■ Goal: Transcribe the listing verbatim. Do not carry over any pictures.

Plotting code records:
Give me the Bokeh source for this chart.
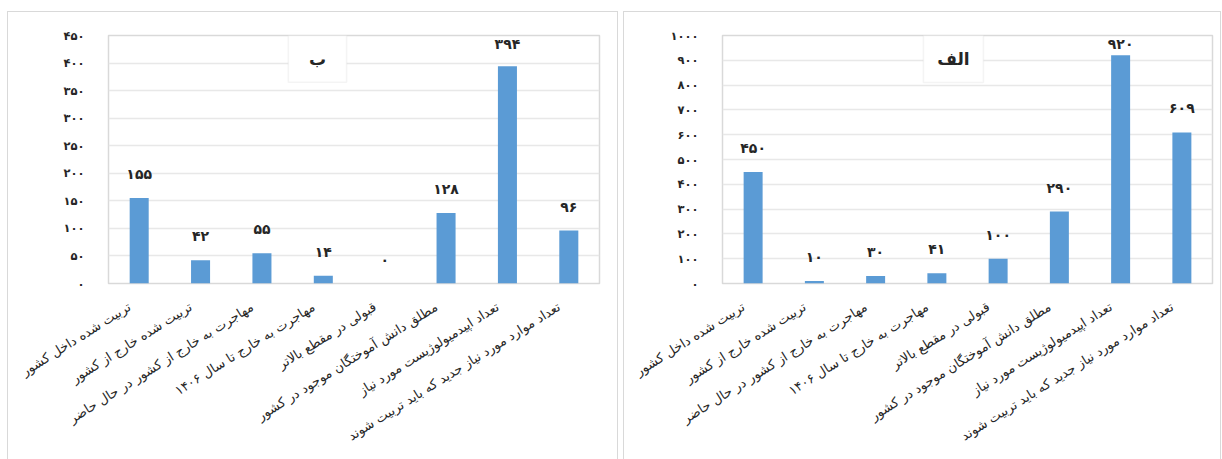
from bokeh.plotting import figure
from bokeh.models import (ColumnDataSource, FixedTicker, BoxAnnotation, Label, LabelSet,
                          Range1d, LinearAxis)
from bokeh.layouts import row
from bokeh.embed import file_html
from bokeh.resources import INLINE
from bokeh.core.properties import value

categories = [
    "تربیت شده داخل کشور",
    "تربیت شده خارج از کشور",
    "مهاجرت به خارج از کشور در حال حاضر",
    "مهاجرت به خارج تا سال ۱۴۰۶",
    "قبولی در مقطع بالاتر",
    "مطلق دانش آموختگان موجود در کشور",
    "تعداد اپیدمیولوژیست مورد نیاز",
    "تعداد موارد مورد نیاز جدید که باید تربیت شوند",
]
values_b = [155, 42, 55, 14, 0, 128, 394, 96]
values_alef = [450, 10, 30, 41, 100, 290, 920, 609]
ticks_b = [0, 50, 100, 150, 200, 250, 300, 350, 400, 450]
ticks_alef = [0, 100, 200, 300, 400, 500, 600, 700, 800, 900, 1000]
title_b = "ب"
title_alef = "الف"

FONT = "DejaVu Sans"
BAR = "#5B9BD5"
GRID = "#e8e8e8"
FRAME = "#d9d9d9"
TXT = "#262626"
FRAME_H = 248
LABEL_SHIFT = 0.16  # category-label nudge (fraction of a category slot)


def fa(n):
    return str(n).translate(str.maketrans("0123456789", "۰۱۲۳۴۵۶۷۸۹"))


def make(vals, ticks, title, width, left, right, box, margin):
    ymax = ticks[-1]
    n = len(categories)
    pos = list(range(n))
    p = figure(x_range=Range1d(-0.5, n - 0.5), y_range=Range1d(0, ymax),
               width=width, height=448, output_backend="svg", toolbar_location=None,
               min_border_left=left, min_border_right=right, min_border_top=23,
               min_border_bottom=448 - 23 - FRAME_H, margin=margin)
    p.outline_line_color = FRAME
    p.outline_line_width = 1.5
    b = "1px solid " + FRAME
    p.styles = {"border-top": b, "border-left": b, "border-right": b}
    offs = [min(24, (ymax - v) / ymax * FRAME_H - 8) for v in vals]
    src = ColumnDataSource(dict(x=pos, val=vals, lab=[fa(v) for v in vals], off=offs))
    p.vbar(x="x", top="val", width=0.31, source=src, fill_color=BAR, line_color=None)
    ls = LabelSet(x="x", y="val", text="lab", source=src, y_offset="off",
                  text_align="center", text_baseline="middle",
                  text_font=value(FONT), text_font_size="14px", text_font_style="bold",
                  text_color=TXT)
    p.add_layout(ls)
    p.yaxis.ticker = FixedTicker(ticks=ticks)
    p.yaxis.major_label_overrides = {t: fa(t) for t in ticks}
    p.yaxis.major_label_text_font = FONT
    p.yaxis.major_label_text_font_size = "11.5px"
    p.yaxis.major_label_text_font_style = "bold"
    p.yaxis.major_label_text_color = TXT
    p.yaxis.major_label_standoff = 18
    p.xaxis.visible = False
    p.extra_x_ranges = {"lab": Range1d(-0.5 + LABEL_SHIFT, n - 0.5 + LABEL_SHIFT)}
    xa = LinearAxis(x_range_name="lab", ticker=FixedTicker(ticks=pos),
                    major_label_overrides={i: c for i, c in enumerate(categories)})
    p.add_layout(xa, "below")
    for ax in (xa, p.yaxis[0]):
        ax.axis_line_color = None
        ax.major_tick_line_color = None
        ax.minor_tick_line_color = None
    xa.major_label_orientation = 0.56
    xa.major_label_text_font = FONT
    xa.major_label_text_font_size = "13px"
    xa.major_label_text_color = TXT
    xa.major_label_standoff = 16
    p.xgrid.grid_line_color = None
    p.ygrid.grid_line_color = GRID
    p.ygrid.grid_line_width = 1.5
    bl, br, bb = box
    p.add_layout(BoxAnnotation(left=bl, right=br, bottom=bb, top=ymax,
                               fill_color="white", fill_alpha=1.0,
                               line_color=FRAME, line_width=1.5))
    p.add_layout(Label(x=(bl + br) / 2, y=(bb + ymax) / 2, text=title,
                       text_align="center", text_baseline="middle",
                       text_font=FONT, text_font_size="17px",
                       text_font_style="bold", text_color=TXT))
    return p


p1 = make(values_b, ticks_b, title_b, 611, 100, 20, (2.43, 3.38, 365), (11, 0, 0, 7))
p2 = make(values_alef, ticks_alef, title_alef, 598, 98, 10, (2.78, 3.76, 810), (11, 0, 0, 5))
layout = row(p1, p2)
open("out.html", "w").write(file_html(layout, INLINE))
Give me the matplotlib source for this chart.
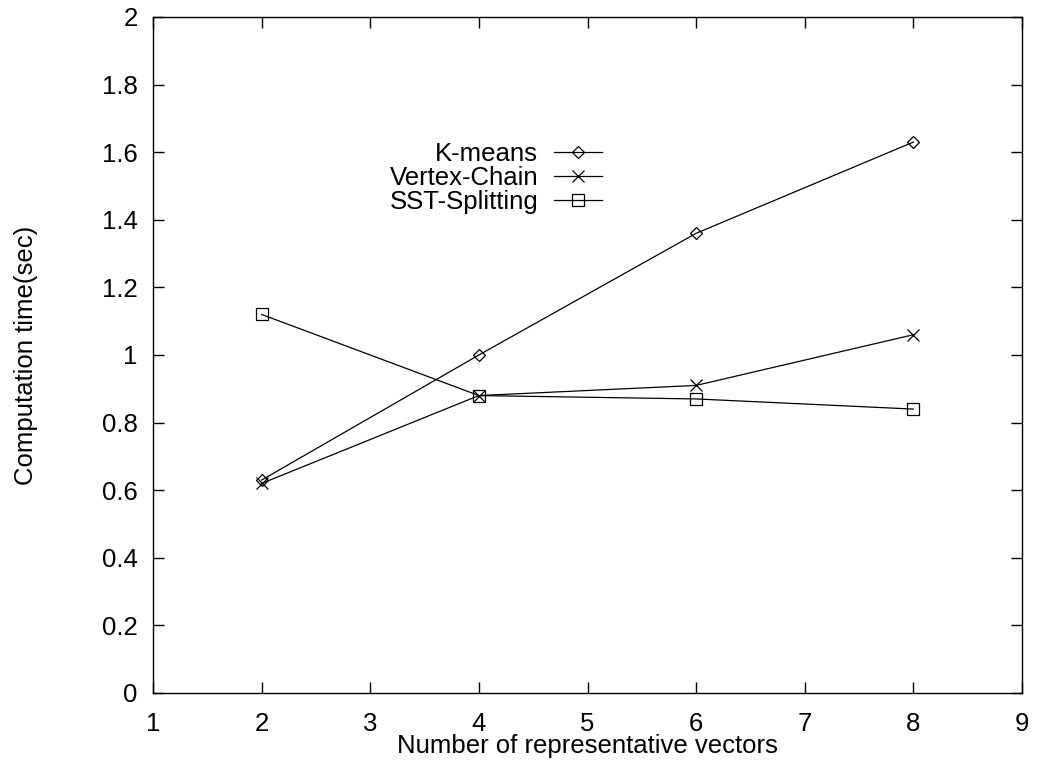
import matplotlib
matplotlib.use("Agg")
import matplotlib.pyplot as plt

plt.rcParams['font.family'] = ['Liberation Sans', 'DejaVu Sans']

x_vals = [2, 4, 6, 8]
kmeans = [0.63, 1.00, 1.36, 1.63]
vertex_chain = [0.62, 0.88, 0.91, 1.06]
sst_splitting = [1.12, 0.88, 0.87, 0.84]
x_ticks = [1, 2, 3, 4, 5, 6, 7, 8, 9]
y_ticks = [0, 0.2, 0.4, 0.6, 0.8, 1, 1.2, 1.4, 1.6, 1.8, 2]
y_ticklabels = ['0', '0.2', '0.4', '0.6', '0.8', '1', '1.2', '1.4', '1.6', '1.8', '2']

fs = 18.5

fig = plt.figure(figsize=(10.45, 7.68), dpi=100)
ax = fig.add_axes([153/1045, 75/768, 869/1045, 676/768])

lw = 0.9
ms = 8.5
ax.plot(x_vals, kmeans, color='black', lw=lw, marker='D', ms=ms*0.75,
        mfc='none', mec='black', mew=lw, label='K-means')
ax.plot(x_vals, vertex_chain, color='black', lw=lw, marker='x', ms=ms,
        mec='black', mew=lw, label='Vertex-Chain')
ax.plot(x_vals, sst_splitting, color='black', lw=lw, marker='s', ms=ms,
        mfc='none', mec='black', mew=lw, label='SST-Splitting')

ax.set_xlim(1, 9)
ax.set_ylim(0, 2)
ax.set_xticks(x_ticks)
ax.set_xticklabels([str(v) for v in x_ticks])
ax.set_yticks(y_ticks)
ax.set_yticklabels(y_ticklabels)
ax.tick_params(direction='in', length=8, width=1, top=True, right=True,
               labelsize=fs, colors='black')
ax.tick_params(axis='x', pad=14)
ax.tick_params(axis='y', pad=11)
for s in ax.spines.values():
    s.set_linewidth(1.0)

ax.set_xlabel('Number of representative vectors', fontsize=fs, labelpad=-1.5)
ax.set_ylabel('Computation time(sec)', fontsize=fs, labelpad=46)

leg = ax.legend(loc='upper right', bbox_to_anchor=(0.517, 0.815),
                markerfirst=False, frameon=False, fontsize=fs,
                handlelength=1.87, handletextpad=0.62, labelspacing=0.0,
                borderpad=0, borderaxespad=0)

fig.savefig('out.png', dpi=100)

■ Result of the task:
Give me the Bokeh source for this chart.
from bokeh.plotting import figure
from bokeh.models import (ColumnDataSource, FixedTicker, BoxAnnotation, Label, LabelSet,
                          Range1d, LinearAxis)
from bokeh.layouts import row
from bokeh.embed import file_html
from bokeh.resources import INLINE
from bokeh.core.properties import value

categories = [
    "تربیت شده داخل کشور",
    "تربیت شده خارج از کشور",
    "مهاجرت به خارج از کشور در حال حاضر",
    "مهاجرت به خارج تا سال ۱۴۰۶",
    "قبولی در مقطع بالاتر",
    "مطلق دانش آموختگان موجود در کشور",
    "تعداد اپیدمیولوژیست مورد نیاز",
    "تعداد موارد مورد نیاز جدید که باید تربیت شوند",
]
values_b = [155, 42, 55, 14, 0, 128, 394, 96]
values_alef = [450, 10, 30, 41, 100, 290, 920, 609]
ticks_b = [0, 50, 100, 150, 200, 250, 300, 350, 400, 450]
ticks_alef = [0, 100, 200, 300, 400, 500, 600, 700, 800, 900, 1000]
title_b = "ب"
title_alef = "الف"

FONT = "DejaVu Sans"
BAR = "#5B9BD5"
GRID = "#e8e8e8"
FRAME = "#d9d9d9"
TXT = "#262626"
FRAME_H = 248
LABEL_SHIFT = 0.16  # category-label nudge (fraction of a category slot)


def fa(n):
    return str(n).translate(str.maketrans("0123456789", "۰۱۲۳۴۵۶۷۸۹"))


def make(vals, ticks, title, width, left, right, box, margin):
    ymax = ticks[-1]
    n = len(categories)
    pos = list(range(n))
    p = figure(x_range=Range1d(-0.5, n - 0.5), y_range=Range1d(0, ymax),
               width=width, height=448, output_backend="svg", toolbar_location=None,
               min_border_left=left, min_border_right=right, min_border_top=23,
               min_border_bottom=448 - 23 - FRAME_H, margin=margin)
    p.outline_line_color = FRAME
    p.outline_line_width = 1.5
    b = "1px solid " + FRAME
    p.styles = {"border-top": b, "border-left": b, "border-right": b}
    offs = [min(24, (ymax - v) / ymax * FRAME_H - 8) for v in vals]
    src = ColumnDataSource(dict(x=pos, val=vals, lab=[fa(v) for v in vals], off=offs))
    p.vbar(x="x", top="val", width=0.31, source=src, fill_color=BAR, line_color=None)
    ls = LabelSet(x="x", y="val", text="lab", source=src, y_offset="off",
                  text_align="center", text_baseline="middle",
                  text_font=value(FONT), text_font_size="14px", text_font_style="bold",
                  text_color=TXT)
    p.add_layout(ls)
    p.yaxis.ticker = FixedTicker(ticks=ticks)
    p.yaxis.major_label_overrides = {t: fa(t) for t in ticks}
    p.yaxis.major_label_text_font = FONT
    p.yaxis.major_label_text_font_size = "11.5px"
    p.yaxis.major_label_text_font_style = "bold"
    p.yaxis.major_label_text_color = TXT
    p.yaxis.major_label_standoff = 18
    p.xaxis.visible = False
    p.extra_x_ranges = {"lab": Range1d(-0.5 + LABEL_SHIFT, n - 0.5 + LABEL_SHIFT)}
    xa = LinearAxis(x_range_name="lab", ticker=FixedTicker(ticks=pos),
                    major_label_overrides={i: c for i, c in enumerate(categories)})
    p.add_layout(xa, "below")
    for ax in (xa, p.yaxis[0]):
        ax.axis_line_color = None
        ax.major_tick_line_color = None
        ax.minor_tick_line_color = None
    xa.major_label_orientation = 0.56
    xa.major_label_text_font = FONT
    xa.major_label_text_font_size = "13px"
    xa.major_label_text_color = TXT
    xa.major_label_standoff = 16
    p.xgrid.grid_line_color = None
    p.ygrid.grid_line_color = GRID
    p.ygrid.grid_line_width = 1.5
    bl, br, bb = box
    p.add_layout(BoxAnnotation(left=bl, right=br, bottom=bb, top=ymax,
                               fill_color="white", fill_alpha=1.0,
                               line_color=FRAME, line_width=1.5))
    p.add_layout(Label(x=(bl + br) / 2, y=(bb + ymax) / 2, text=title,
                       text_align="center", text_baseline="middle",
                       text_font=FONT, text_font_size="17px",
                       text_font_style="bold", text_color=TXT))
    return p


p1 = make(values_b, ticks_b, title_b, 611, 100, 20, (2.43, 3.38, 365), (11, 0, 0, 7))
p2 = make(values_alef, ticks_alef, title_alef, 598, 98, 10, (2.78, 3.76, 810), (11, 0, 0, 5))
layout = row(p1, p2)
open("out.html", "w").write(file_html(layout, INLINE))
Give me the matplotlib source for this chart.
import matplotlib
matplotlib.use("Agg")
import matplotlib.pyplot as plt

plt.rcParams['font.family'] = ['Liberation Sans', 'DejaVu Sans']

x_vals = [2, 4, 6, 8]
kmeans = [0.63, 1.00, 1.36, 1.63]
vertex_chain = [0.62, 0.88, 0.91, 1.06]
sst_splitting = [1.12, 0.88, 0.87, 0.84]
x_ticks = [1, 2, 3, 4, 5, 6, 7, 8, 9]
y_ticks = [0, 0.2, 0.4, 0.6, 0.8, 1, 1.2, 1.4, 1.6, 1.8, 2]
y_ticklabels = ['0', '0.2', '0.4', '0.6', '0.8', '1', '1.2', '1.4', '1.6', '1.8', '2']

fs = 18.5

fig = plt.figure(figsize=(10.45, 7.68), dpi=100)
ax = fig.add_axes([153/1045, 75/768, 869/1045, 676/768])

lw = 0.9
ms = 8.5
ax.plot(x_vals, kmeans, color='black', lw=lw, marker='D', ms=ms*0.75,
        mfc='none', mec='black', mew=lw, label='K-means')
ax.plot(x_vals, vertex_chain, color='black', lw=lw, marker='x', ms=ms,
        mec='black', mew=lw, label='Vertex-Chain')
ax.plot(x_vals, sst_splitting, color='black', lw=lw, marker='s', ms=ms,
        mfc='none', mec='black', mew=lw, label='SST-Splitting')

ax.set_xlim(1, 9)
ax.set_ylim(0, 2)
ax.set_xticks(x_ticks)
ax.set_xticklabels([str(v) for v in x_ticks])
ax.set_yticks(y_ticks)
ax.set_yticklabels(y_ticklabels)
ax.tick_params(direction='in', length=8, width=1, top=True, right=True,
               labelsize=fs, colors='black')
ax.tick_params(axis='x', pad=14)
ax.tick_params(axis='y', pad=11)
for s in ax.spines.values():
    s.set_linewidth(1.0)

ax.set_xlabel('Number of representative vectors', fontsize=fs, labelpad=-1.5)
ax.set_ylabel('Computation time(sec)', fontsize=fs, labelpad=46)

leg = ax.legend(loc='upper right', bbox_to_anchor=(0.517, 0.815),
                markerfirst=False, frameon=False, fontsize=fs,
                handlelength=1.87, handletextpad=0.62, labelspacing=0.0,
                borderpad=0, borderaxespad=0)

fig.savefig('out.png', dpi=100)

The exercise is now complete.